A survey of patients showed that more than 40% of them showed improved health literacy after viewing the visual aids, which used pictures like a wine bottle marked with an "X" over it to tell patients to avoid drinking, reports Dallas/Fort Worth Healthcare Daily.

"It's about evidence-based practice," says Bradley. "Using current knowledge and current research and helping us modify our practices."

According to the Baylor website, the ASPIRE program "empowers our nurses to continue to develop expertise in caring for specific patient populations in a track of their choice." After getting approval for their projects—which range from decreasing patient falls, to decreasing urinary tract infections, to improving the continuum of care and patient handoffs from OR to ICU—nurses have up to a year to implement and complete them, applying research and learning to their real-world work.

Participants then must create and submit a portfolio with evidence of their work and submit it to a panel for review based on established criteria for each level of the program. Successful completion of the project qualifies nurses for the bonus.

Participating in ASPIRE, however, doesn't need to end at a single project for nurses. The program has several levels, each of which qualifies participants for different size bonuses. For example, the nurse colleague-level award provides a small bonus for successful completion, whereas the nurse mentor- and nurse leader-levels award more, according to the program's website.

Bradley says ASPIRE has also added supervisor levels, based on staff feedback. Also, there are criteria for participating in each of the levels. For example, to be at the leader level, a nurse must have a baccalaureate in nursing and be certified in a certain specialty, Bradley says.
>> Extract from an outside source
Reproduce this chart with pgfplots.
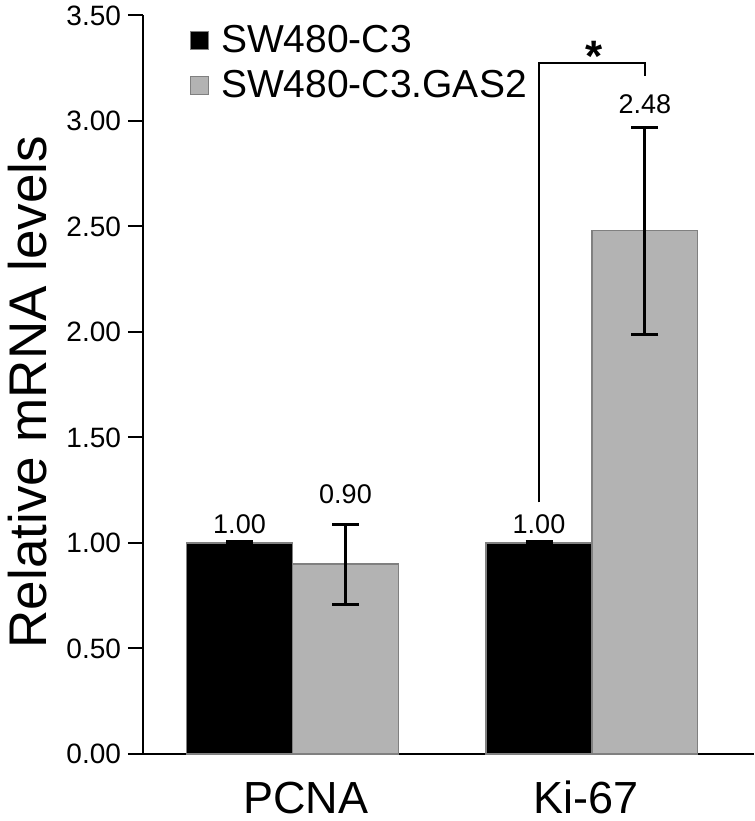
\documentclass[border=0pt]{standalone}
\usepackage{fontspec}
\setmainfont{Liberation Sans}
\usepackage{pgfplots}
\pgfplotsset{compat=1.18}
\definecolor{bargray}{RGB}{179,179,179}
\definecolor{edgegray}{RGB}{128,128,128}
\begin{document}
\begin{tikzpicture}
\begin{axis}[
  scale only axis, width=305.5pt, height=369.25pt,
  xmin=0, xmax=2.0367, ymin=0, ymax=3.5,
  clip=false,
  axis lines=left,
  axis line style={-, line width=1pt, black},
  tick align=outside,
  major tick length=7.5pt,
  ytick={0,0.5,1,1.5,2,2.5,3,3.5},
  y tick style={line width=1pt, black},
  yticklabel style={font=\fontsize{14}{14}\selectfont,
    /pgf/number format/.cd, fixed, fixed zerofill, precision=2, assume math mode=true},
  xtick={0.543,1.478},
  xticklabels={PCNA,Ki-67},
  x tick style={draw=none},
  xticklabel style={font=\fontsize{22.5}{22.5}\selectfont, anchor=base, yshift=-22pt},
  extra x ticks={0,1,2},
  extra x tick labels={},
  extra x tick style={major tick length=2.5pt, tick style={draw=gray, line width=0.5pt}},
  ylabel={Relative mRNA levels},
  ylabel style={font=\fontsize{26.5}{26.5}\selectfont, at={(axis description cs:-0.158,0.49)}, anchor=base},
  legend style={at={(axis cs:0.155,3.474)}, anchor=north west, draw=none, fill=none,
    font=\fontsize{19.5}{21}\selectfont, inner sep=0pt, row sep=3.5pt},
  legend cell align=left,
]
\addplot[ybar, bar width=0.353, bar shift=0pt, fill=black, draw=edgegray, line width=0.6pt,
  legend image code/.code={\draw[fill=black, draw=edgegray, line width=0.6pt] (0pt,-4.5pt) rectangle (9pt,4.5pt); \path (13pt,0pt);},
  error bars/.cd, y dir=both, y explicit,
  error bar style={line width=1.5pt, black, solid},
  error mark options={rotate=90, line width=1.5pt, mark size=6.75pt, black}]
  coordinates {(0.3217,1.00) +- (0,0.006) (1.32,1.00) +- (0,0.006)};
\addlegendentry{SW480-C3}
\addplot[ybar, bar width=0.353, bar shift=0pt, fill=bargray, draw=edgegray, line width=0.6pt,
  legend image code/.code={\draw[fill=bargray, draw=edgegray, line width=0.6pt] (0pt,-4.5pt) rectangle (9pt,4.5pt); \path (13pt,0pt);},
  error bars/.cd, y dir=both, y explicit,
  error bar style={line width=1.5pt, black, solid},
  error mark options={rotate=90, line width=1.5pt, mark size=6.75pt, black}]
  coordinates {(0.675,0.90) +- (0,0.19) (1.673,2.48) +- (0,0.49)};
\addlegendentry{SW480-C3.GAS2}
\node[anchor=base, font=\fontsize{13.5}{13.5}\selectfont] at (axis cs:0.3217,1.045) {1.00};
\node[anchor=base, font=\fontsize{13.5}{13.5}\selectfont] at (axis cs:1.32,1.045) {1.00};
\node[anchor=base, font=\fontsize{13.5}{13.5}\selectfont] at (axis cs:0.675,1.187) {0.90};
\node[anchor=base, font=\fontsize{13.5}{13.5}\selectfont] at (axis cs:1.673,3.037) {2.48};
\draw[line width=1pt] (axis cs:1.32,1.192) |- (axis cs:1.673,3.273) -- (axis cs:1.673,3.212);
\node[anchor=base, font=\fontsize{22}{22}\selectfont\bfseries] at (axis cs:1.503,3.235) {*};
\coordinate (SW) at (rel axis cs:0,0);
\coordinate (NE) at (rel axis cs:1,1);
\end{axis}
\pgfresetboundingbox
\path (SW) ++(-71.5pt,-33.5pt) coordinate (BL);
\path (NE) ++(0pt,7.75pt) coordinate (TR);
\useasboundingbox (BL) rectangle (TR);
\end{tikzpicture}
\end{document}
Despite the promises of a bonus, Bradley insists that the cash isn't the primary reason nurses participate in the ASPIRE program. She says doing so helps them develop professionally, gain leadership skills, advance within the organization, and most importantly, improve patient outcomes. Many nurses who've successfully completed projects have moved into nurse manager roles.

"They're demonstrating that nursing makes a difference," Bradley says.

Developing leadership skills is also critical to the program's success, both for nurses and the organization. Bradley says participants learn that in order to really make a difference and influence other nurses to change their behaviors and implement better practices, they need to have data to back up those changes.

The program provides nurses with the tools to create a plan for change, helps them identify the resources they need to implement their project, and enables them to build and influence their networks.

"Leadership comes from being able to use information and being able to disseminate that information," Bradley says. "To be a leader... you have to have data and make decisions based on it."

Alexandra Wilson Pecci is an editor for HealthLeaders.